• **Supplied information**
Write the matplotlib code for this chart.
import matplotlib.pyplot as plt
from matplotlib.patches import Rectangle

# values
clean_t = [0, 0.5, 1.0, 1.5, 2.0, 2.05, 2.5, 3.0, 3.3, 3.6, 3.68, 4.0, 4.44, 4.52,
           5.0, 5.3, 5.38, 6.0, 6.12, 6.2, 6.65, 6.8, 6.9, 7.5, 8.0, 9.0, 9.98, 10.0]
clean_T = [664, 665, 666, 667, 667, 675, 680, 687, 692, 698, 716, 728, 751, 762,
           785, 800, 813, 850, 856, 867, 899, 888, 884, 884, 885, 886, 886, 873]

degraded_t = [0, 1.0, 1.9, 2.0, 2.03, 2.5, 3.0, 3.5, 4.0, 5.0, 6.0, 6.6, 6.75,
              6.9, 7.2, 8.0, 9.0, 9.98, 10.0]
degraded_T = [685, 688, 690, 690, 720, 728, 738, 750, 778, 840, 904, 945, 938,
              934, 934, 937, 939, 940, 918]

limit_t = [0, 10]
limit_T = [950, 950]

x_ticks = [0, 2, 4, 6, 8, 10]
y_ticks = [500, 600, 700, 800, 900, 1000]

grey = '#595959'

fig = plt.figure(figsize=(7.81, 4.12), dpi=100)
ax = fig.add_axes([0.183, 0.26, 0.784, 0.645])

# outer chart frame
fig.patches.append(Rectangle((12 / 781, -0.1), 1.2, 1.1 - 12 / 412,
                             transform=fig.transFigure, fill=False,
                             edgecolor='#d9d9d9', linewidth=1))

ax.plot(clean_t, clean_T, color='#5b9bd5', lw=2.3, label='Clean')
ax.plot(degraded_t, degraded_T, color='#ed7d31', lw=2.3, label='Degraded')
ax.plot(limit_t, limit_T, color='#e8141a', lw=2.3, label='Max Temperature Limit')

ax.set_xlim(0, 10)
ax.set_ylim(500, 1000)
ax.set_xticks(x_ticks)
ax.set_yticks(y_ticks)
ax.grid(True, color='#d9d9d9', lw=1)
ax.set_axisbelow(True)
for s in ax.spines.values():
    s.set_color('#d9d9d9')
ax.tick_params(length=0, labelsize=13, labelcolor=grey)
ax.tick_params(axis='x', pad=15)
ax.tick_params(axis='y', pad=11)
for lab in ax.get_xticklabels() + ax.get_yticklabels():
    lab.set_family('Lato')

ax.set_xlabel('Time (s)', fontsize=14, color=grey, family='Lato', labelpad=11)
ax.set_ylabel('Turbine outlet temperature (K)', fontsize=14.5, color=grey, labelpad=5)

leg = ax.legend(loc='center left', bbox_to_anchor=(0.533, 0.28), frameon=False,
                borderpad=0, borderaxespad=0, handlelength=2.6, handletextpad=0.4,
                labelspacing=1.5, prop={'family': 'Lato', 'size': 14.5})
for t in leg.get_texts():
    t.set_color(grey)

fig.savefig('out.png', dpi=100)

• **Exercise details**
Only the lines from the beginning of the material to the line containing "limit_T = [950, 950]" should be echoed, verbatim and in full.

• **Written answer**
Write the matplotlib code for this chart.
import matplotlib.pyplot as plt
from matplotlib.patches import Rectangle

# values
clean_t = [0, 0.5, 1.0, 1.5, 2.0, 2.05, 2.5, 3.0, 3.3, 3.6, 3.68, 4.0, 4.44, 4.52,
           5.0, 5.3, 5.38, 6.0, 6.12, 6.2, 6.65, 6.8, 6.9, 7.5, 8.0, 9.0, 9.98, 10.0]
clean_T = [664, 665, 666, 667, 667, 675, 680, 687, 692, 698, 716, 728, 751, 762,
           785, 800, 813, 850, 856, 867, 899, 888, 884, 884, 885, 886, 886, 873]

degraded_t = [0, 1.0, 1.9, 2.0, 2.03, 2.5, 3.0, 3.5, 4.0, 5.0, 6.0, 6.6, 6.75,
              6.9, 7.2, 8.0, 9.0, 9.98, 10.0]
degraded_T = [685, 688, 690, 690, 720, 728, 738, 750, 778, 840, 904, 945, 938,
              934, 934, 937, 939, 940, 918]

limit_t = [0, 10]
limit_T = [950, 950]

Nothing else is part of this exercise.